Continuing its drive for more content partners and distribution affiliates, Burbank, Calif.-based TVN Entertainment announced its seventh video-on-demand channel Tuesday, Caught On Demand.
Available to roughly 2.5 million subscribers via 15 affiliates, Caught On Demand offers actual footage of police chases, burglaries and other extreme behavior recorded by surveillance cameras, police cruisers and personal cell phones. The five- to seven-minute hosted programs include themed content such as Unbelievable Chases, Amazing Crashes and Dumbest Criminals.
The announcement comes on the heels of the company’s licensing deal last month with Disney’s Buena Vista Video-On-Demand, as well as a more recent deal with Cox Communications for a VOD barker channel to be deployed across all of the MSO’s cable systems.
“Video-on-demand is now available in nearly 30 million TV households in the United States and Canada and signifies an enormous opportunity for programmers to build networks for the future,” TVN senior vice president of strategy and business development Matt Cohen said. “Caught On Demand represents the latest example of TVN’s strategy to provide compelling content to its broad base of affiliates by creating and launching new VOD networks in underserved categories.”
TVN’s other on-demand channels include The Karaoke Channel, Kids Unlimited, music-video channel Music Unlimited, Spanish-language channel Telecentral, independent movie channel Urban Xtra and art and music ambience channel Ambient.TV.

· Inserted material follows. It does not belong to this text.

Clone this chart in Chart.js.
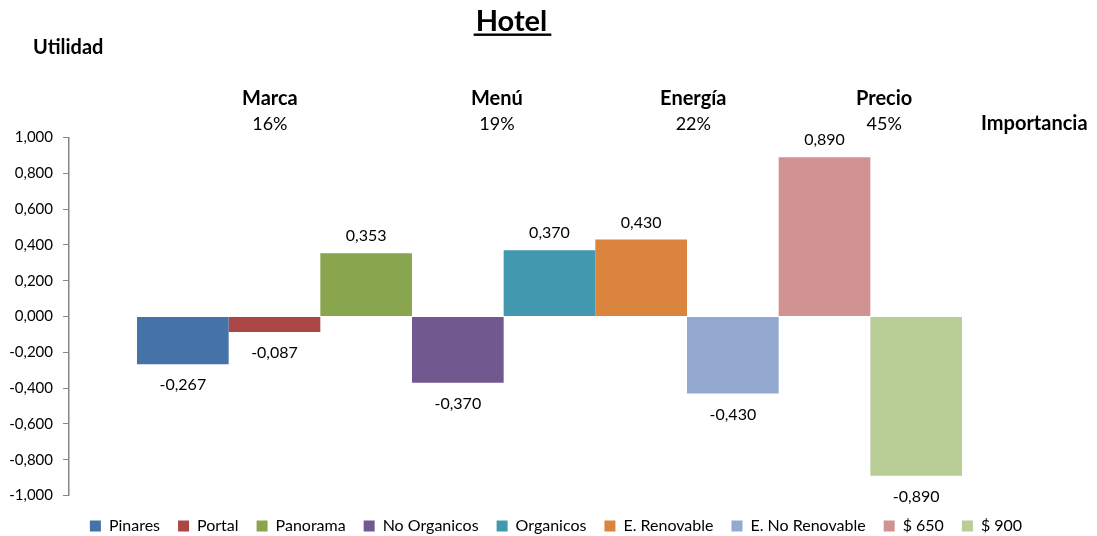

All told, the company delivers roughly 3,000 hours of on-demand content monthly -- much of which is refreshed -- to 95 affiliates, including cable operators, telcos and satellite operators. For 85 of those affiliates, TVN is the exclusive provider.
“Our business has doubled in the past year,” said TVN chief operating officer Douglas Sylvester. “And from 2006 to 2007, it’s expected to double again.”
He linked TVN’s success to the fact that unlike larger, more mature companies, many content providers had not developed the in-house resources to bring their content to on-demand television. Tasks such as encoding, managing metadata to work for different content and distribution have therefore been outsourced to TVN, which then works with affiliates to develop the right “hierarchy of menus” -- a mix of subscription, transactional and free offerings.
Sylvester estimated that roughly 10% of TVN’s content is viewed on a transactional basis, which translates largely to live events, replays of live events and adult content. The rest falls to ad-supported and subscription-viewed offerings.
As for the future, TVN executives said the trends are for shorter form and quicker turnaround, adding that the sooner they could get reliable usage data back, the sooner they could bridge the gap between operators and programmers.